Another oxymoron when applied to the airline industry. One need only look at the dismal on-time performance of both United and US Airways. From September 1987 through March 2000, United's on-time arrival performance was 76.5%, placing them 10th out of the 10 major airlines. Conversely, for the same period US Airways' on-time arrival performance was 78.5%. Looked at differently, United and US Airways averaged almost 23% of their flights late to the gate by at least 15 minutes. In any other industry, these levels of operational incompetence would be met with a swift escort out the door.
Along with the problems discussed above, there are numerous other issues that will make the integration of US Airways difficult for United. These include integrating the reservations computers, operational computers, management structures, maintenance programs and computers, cultures, etc.

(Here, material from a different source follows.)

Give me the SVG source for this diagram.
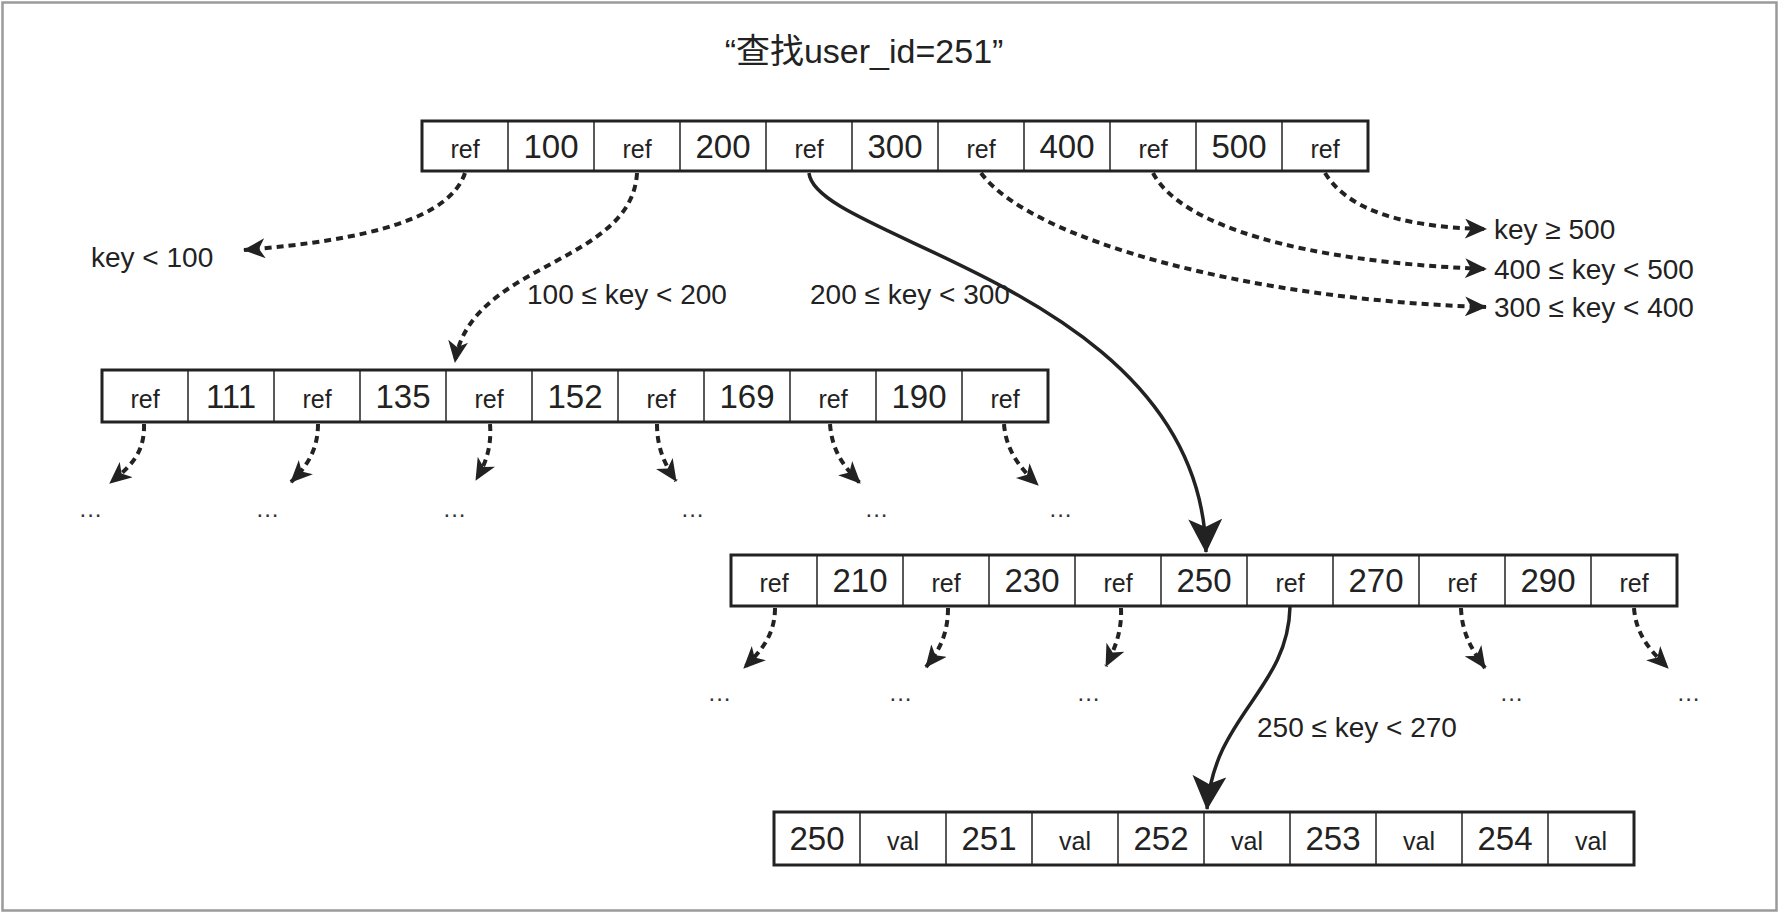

Egos and Golden Parachutes
Finally, we get to what this merger is all about — money and power. Would United still be interested in buying US Airways if the combined airline was not the world's largest by a wide margin? Would Steven Wolf be willing to sell US Airways if he had been required to operate a profitable airline and would receive no Golden Parachute?
For a more graphic view of how this merger will progress, imagine two aircraft on a collision course. As they collide, passengers, shareholders, crews, employees and bags are strewn all over the place, except for four golden parachutes floating gently to earth. You can fill in the blanks as the four lucky individuals using the parachutes.